Vini, quindi, antichi ma al tempo stesso giovani, soprattutto se vinificati in purezza: ogni vendemmia è ancora una sorpresa o una conferma. Prendiamo il Caprettone del Vesuvio (a bacca bianca), per secoli assimilato al più noto Coda di Volpe e così chiamato per la forma allungata del suo grappolo, che ricorda la barbetta di una capra. Le sue vigne affondano le radici nella terra lavica del Vesuvio, dalla quale traggono una ineguagliabile mineralità e la possibilità essere impiantate su piede franco (ossia senza portainnesto) perché questo tipo di terreno è immune dal contagio della fillossera.
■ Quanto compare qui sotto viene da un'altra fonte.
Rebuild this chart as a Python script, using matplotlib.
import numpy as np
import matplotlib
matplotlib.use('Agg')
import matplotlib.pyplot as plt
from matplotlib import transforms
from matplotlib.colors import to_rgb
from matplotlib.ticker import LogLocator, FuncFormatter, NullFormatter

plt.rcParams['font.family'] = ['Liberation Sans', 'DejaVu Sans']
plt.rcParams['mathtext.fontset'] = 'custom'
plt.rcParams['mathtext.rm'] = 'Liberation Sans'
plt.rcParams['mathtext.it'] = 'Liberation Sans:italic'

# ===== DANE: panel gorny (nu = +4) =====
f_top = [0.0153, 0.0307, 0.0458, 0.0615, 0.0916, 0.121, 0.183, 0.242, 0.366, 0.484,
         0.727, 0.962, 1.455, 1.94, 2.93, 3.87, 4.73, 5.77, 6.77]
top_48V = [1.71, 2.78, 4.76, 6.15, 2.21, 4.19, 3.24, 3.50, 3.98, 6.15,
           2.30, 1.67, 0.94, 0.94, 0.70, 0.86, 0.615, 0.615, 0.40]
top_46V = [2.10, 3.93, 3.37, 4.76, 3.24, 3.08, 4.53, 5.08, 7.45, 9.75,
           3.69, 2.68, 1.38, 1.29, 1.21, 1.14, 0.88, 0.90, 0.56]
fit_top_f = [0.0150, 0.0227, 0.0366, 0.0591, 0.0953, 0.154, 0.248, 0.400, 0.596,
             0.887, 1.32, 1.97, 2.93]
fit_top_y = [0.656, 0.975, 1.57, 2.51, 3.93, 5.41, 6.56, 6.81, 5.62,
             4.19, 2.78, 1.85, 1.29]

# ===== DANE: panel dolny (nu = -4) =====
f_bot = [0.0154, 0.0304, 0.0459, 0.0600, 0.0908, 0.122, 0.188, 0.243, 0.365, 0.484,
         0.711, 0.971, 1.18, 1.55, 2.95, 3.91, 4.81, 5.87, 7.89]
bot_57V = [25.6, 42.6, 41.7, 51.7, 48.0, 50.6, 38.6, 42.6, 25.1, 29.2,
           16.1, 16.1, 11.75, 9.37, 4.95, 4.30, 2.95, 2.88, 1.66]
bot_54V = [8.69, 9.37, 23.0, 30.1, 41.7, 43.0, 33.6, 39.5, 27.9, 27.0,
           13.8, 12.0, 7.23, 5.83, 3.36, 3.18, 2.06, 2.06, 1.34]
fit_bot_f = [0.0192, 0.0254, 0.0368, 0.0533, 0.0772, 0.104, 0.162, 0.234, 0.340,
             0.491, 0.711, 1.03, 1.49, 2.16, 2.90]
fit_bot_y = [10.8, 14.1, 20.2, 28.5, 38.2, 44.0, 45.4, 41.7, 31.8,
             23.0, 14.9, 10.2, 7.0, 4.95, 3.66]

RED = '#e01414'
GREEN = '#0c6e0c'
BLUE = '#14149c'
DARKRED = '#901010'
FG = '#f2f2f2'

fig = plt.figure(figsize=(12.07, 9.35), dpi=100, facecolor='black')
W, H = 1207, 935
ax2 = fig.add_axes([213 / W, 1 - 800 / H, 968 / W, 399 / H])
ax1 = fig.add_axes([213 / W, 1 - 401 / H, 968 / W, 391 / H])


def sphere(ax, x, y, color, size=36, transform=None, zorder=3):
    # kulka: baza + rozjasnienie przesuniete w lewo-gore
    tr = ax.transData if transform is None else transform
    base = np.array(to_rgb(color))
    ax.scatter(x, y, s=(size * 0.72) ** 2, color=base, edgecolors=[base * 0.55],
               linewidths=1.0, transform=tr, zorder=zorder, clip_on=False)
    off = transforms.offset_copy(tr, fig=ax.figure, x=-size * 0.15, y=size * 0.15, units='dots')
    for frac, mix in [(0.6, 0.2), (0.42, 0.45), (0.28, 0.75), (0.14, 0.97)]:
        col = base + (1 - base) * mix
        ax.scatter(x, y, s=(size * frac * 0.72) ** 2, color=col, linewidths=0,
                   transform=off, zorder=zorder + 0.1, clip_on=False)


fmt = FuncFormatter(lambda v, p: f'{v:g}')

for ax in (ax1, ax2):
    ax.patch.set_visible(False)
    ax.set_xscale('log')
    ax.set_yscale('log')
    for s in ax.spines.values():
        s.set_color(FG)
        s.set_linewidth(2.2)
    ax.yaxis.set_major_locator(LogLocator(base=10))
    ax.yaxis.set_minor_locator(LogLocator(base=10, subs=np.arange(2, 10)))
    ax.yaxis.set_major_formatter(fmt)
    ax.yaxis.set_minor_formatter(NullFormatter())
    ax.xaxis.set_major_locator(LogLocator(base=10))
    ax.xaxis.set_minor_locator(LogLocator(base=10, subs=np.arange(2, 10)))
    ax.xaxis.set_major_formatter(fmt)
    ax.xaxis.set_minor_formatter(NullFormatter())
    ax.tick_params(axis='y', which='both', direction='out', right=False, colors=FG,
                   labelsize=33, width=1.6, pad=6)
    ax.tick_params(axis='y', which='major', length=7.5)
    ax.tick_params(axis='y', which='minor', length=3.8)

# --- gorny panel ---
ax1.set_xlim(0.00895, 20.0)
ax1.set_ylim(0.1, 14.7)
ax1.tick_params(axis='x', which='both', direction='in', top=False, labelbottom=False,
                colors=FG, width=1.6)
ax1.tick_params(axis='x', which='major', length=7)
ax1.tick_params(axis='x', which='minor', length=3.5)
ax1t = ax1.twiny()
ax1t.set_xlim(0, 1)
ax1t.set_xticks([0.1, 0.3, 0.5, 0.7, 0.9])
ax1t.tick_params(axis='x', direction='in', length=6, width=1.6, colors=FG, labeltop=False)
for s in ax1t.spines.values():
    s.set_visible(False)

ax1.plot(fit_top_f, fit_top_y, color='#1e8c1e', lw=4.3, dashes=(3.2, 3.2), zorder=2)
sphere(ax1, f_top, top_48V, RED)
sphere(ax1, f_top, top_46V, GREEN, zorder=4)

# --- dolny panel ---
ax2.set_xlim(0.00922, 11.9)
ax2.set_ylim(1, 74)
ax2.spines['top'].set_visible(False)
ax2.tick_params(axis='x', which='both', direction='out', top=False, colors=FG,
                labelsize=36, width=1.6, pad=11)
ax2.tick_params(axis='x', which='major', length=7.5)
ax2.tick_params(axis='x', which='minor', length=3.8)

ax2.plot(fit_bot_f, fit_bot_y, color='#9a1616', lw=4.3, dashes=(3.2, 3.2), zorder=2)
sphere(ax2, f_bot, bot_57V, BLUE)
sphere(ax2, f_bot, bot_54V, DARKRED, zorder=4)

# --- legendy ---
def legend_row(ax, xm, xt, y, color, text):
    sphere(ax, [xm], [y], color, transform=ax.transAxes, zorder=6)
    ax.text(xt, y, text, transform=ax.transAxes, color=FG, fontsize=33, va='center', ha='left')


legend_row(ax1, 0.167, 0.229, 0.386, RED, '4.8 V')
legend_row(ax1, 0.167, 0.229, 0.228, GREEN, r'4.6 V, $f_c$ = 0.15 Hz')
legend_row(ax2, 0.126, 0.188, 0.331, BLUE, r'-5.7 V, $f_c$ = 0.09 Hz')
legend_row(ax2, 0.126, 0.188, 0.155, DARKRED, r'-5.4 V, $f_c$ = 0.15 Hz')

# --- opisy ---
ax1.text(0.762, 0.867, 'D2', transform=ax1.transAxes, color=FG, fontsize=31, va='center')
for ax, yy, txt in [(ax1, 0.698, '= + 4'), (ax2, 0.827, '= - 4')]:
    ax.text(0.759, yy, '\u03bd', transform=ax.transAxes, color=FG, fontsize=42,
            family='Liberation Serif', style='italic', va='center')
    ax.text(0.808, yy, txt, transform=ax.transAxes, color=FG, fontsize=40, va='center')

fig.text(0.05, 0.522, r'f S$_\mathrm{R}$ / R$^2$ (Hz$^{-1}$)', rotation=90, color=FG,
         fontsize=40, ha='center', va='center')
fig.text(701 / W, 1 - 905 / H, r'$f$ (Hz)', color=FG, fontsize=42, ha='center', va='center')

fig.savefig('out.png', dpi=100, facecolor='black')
Il tutto nell’ambito di un microclima unico, influenzato al tempo stesso dall’altitudine, dalla vicinanza del mare e dalla presenza del vulcano.
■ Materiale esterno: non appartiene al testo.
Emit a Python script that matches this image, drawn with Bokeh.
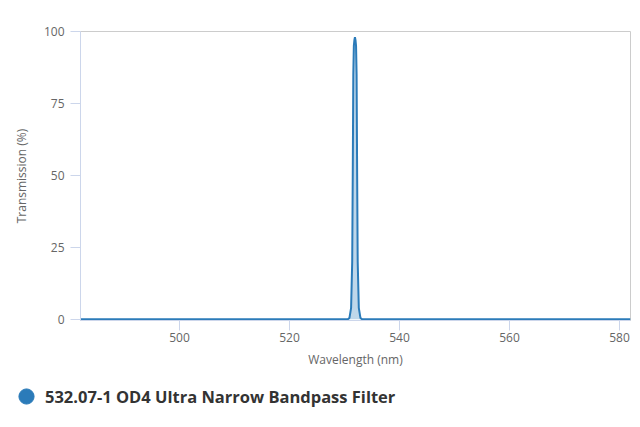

È il primo vitigno della zona a essere vendemmiato (a volte, anche prima dalla festa di San Gennaro, 19 settembre) per non disperderne un’acidità ottimale a garantire un bagaglio aromatico più complesso e un buon nerbo. Il vino che ne deriva, di colore paglierino scarico, possiede aromi delicati di gelso, albicocca e ginestra: vini, in altri termini, di sorprendente complessità, tra i quali un particolarissimo metodo classico.
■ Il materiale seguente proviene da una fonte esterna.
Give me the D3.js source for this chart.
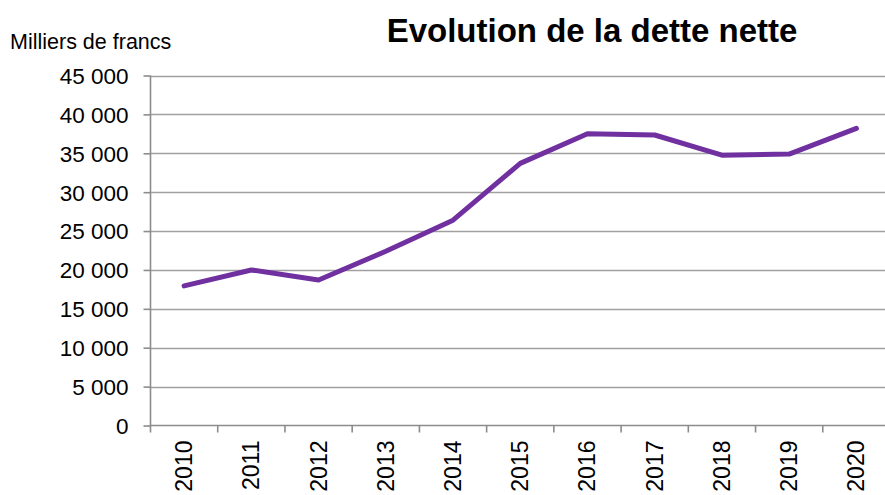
<!DOCTYPE html>
<html>
<head>
  <meta charset="utf-8">
  <script src="https://d3js.org/d3.v7.min.js"></script>
  <style>
    body { margin: 0; background: #fff; }
    svg text { font-family: "Liberation Sans", Arial, sans-serif; fill: #000; }
  </style>
</head>
<body>
  <svg id="chart" width="885" height="495"></svg>
  <script>
    // dette nette, milliers de francs
    const years = ["2010", "2011", "2012", "2013", "2014", "2015", "2016", "2017", "2018", "2019", "2020"];
    const dette = [17950, 20000, 18700, 22400, 26400, 33700, 37500, 37350, 34750, 34900, 38200];
    const yTicks = [0, 5000, 10000, 15000, 20000, 25000, 30000, 35000, 40000, 45000];

    const svg = d3.select("#chart");
    const plotL = 150.5, plotR = 890, plotT = 75.5, plotB = 425.5;

    const x = d3.scaleBand().domain(years).range([plotL, plotR]);
    const y = d3.scaleLinear().domain([0, 45000]).range([plotB, plotT]);
    const fmt = d => d3.format(",")(d).replace(/,/g, " ");

    // grid
    svg.append("g").selectAll("line")
      .data(yTicks.filter(d => d > 0))
      .enter().append("line")
      .attr("x1", plotL).attr("x2", 885)
      .attr("y1", d => Math.round(y(d)) + 0.5).attr("y2", d => Math.round(y(d)) + 0.5)
      .attr("stroke", "#a0a0a0").attr("stroke-width", 1.6);

    // y axis
    const yAxis = svg.append("g")
      .attr("transform", `translate(${plotL},0)`)
      .call(d3.axisLeft(y).tickValues(yTicks).tickFormat(fmt).tickSize(7).tickPadding(15));
    yAxis.select(".domain").remove();
    yAxis.selectAll(".tick line").attr("stroke", "#8c8c8c").attr("stroke-width", 1.6);
    yAxis.selectAll(".tick text").attr("font-size", 22.5).attr("dy", "0.35em");
    svg.append("line")
      .attr("x1", plotL).attr("x2", plotL).attr("y1", plotT).attr("y2", plotB + 7)
      .attr("stroke", "#8c8c8c").attr("stroke-width", 1.6);

    // x axis
    const xAxis = svg.append("g")
      .attr("transform", `translate(0,${plotB})`);
    xAxis.append("line")
      .attr("x1", plotL).attr("x2", 885).attr("y1", 0).attr("y2", 0)
      .attr("stroke", "#8c8c8c").attr("stroke-width", 1.6);
    xAxis.selectAll("line.tk")
      .data(years)
      .enter().append("line")
      .attr("class", "tk")
      .attr("x1", d => x(d) + x.bandwidth()).attr("x2", d => x(d) + x.bandwidth())
      .attr("y1", 0).attr("y2", 7)
      .attr("stroke", "#8c8c8c").attr("stroke-width", 1.6);
    xAxis.selectAll("text")
      .data(years)
      .enter().append("text")
      .attr("transform", d => `translate(${x(d) + x.bandwidth() / 2 + 8},15) rotate(-90)`)
      .attr("text-anchor", "end")
      .attr("font-size", 23)
      .text(d => d);

    // line
    const line = d3.line()
      .x((d, i) => x(years[i]) + x.bandwidth() / 2)
      .y(d => y(d));
    svg.append("path")
      .datum(dette)
      .attr("d", line)
      .attr("fill", "none")
      .attr("stroke", "#7030a0")
      .attr("stroke-width", 5)
      .attr("stroke-linecap", "round")
      .attr("stroke-linejoin", "round");

    // titles
    svg.append("text")
      .attr("x", 592).attr("y", 42)
      .attr("text-anchor", "middle")
      .attr("font-size", 33).attr("font-weight", "bold")
      .text("Evolution de la dette nette");
    svg.append("text")
      .attr("x", 10).attr("y", 49)
      .attr("font-size", 21.5)
      .text("Milliers de francs");
  </script>
</body>
</html>
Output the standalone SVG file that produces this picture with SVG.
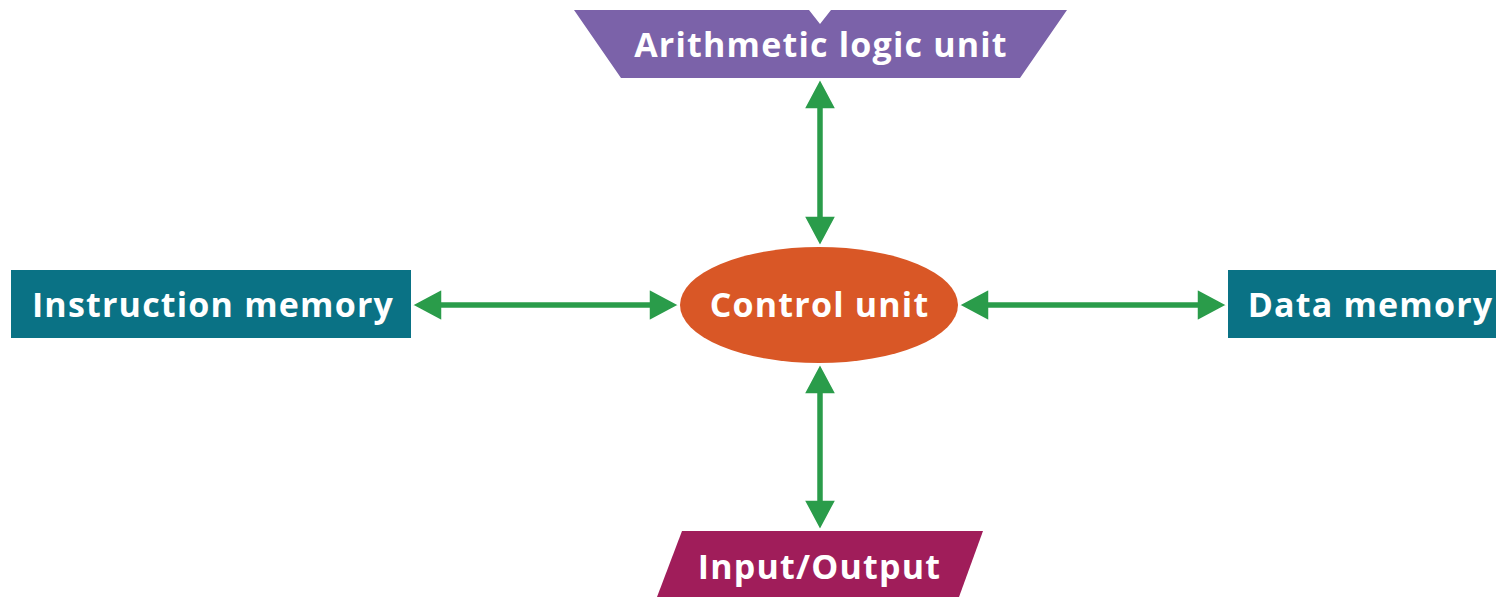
<svg xmlns="http://www.w3.org/2000/svg" width="1496" height="597" viewBox="0 0 1496 597">
<defs>
<style>
.lbl{font-family:"Open Sans","Noto Sans","Liberation Sans",sans-serif;font-weight:700;font-size:34px;letter-spacing:1.2px;fill:#fff;text-anchor:middle}
.arr{fill:#2a9c4a;stroke:#fff;stroke-width:1.5;stroke-linejoin:miter}
</style>
</defs>
<rect width="1496" height="597" fill="#fff"/>
<g id="connectors">
<polygon class="arr" points="820,79 836,109 823.5,109 823.5,216 836,216 820,246 804,216 816.5,216 816.5,109 804,109"/>
<polygon class="arr" points="820,364 836,394 823.5,394 823.5,500 836,500 820,530 804,500 816.5,500 816.5,394 804,394"/>
<polygon class="arr" points="412,305 442,289 442,301.5 649,301.5 649,289 679,305 649,321 649,308.5 442,308.5 442,321"/>
<polygon class="arr" points="959,305 989,289 989,301.5 1197,301.5 1197,289 1227,305 1197,321 1197,308.5 989,308.5 989,321"/>
</g>
<g id="alu">
<polygon points="574,10 809,10 820,24 831,10 1067,10 1020,78 621,78" fill="#7b62a9"/>
<text class="lbl" x="821" y="57">Arithmetic logic unit</text>
</g>
<g id="instruction-memory">
<rect x="11" y="270" width="400" height="68" fill="#0a7285"/>
<text class="lbl" x="213" y="317">Instruction memory</text>
</g>
<g id="control-unit">
<ellipse cx="819" cy="305" rx="139" ry="58" fill="#d95726"/>
<text class="lbl" x="819.5" y="317">Control unit</text>
</g>
<g id="data-memory">
<rect x="1228" y="270" width="270" height="68" fill="#0a7285"/>
<text class="lbl" x="1370.5" y="317">Data memory</text>
</g>
<g id="input-output">
<polygon points="682,531 983,531 959,597 657,597" fill="#a01d5a"/>
<text class="lbl" x="819.5" y="579">Input/Output</text>
</g>
</svg>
Oppure il Pallagrello, in versione a bacca bianca e a bacca nera, così detto per la forma perfettamente sferica degli acini: in pratica delle pallarelle, ossia delle palline. Qui siamo in provincia di casera, sulle pendici del Matese. Fino a qualche anno fa, il vitigno era poco curato, usato in prevalenza per vini da taglio. E pensare che, nell’Ottocento, i Borboni lo avevano incluso nella mitica vigna del Ventaglio, dove si allevavano una decina di cultivar, le più pregiate, riservate ai banchetti di corte e a omaggiare ospiti coronati. Oggi, ancor pochi, ma lungimiranti, vitivinicoltori producono ottime di bottiglie di Pallarello, bianco e rosso, destinate a diventare ben presto un must enologico per chiunque visiti la Campania o ne voglia godere anche in altre parti d’Italia.
Vitigno vigoroso e fertile, ma al tempo stesso poco produttivo perché i suoi acini sono piccoli e leggeri, il Pallagrello dà origine a vini di spiccata tipicità, con media alcolicità, con acidità equilibrata e gusto ampio, abbastanza tannico ma non particolarmente adatto all’invecchiamento.
E, per finire, citeremo il Casavecchia, del quale si dice che una barbatella fu ritrovata in un rudere (una casa vecchia, per l’appunto) sempre nell’alto casertano, e messa a dimora. Se ne ricava un vino spettacolare, sempre poche preziose bottiglie (doc “Casavecchia di Pontelatone”), di colore rosso rubino tendente al granato con l’invecchiamento; al naso intenso, persistente, caratteristico; al palato secco, sapido, giustamente tannico, morbido e di corpo.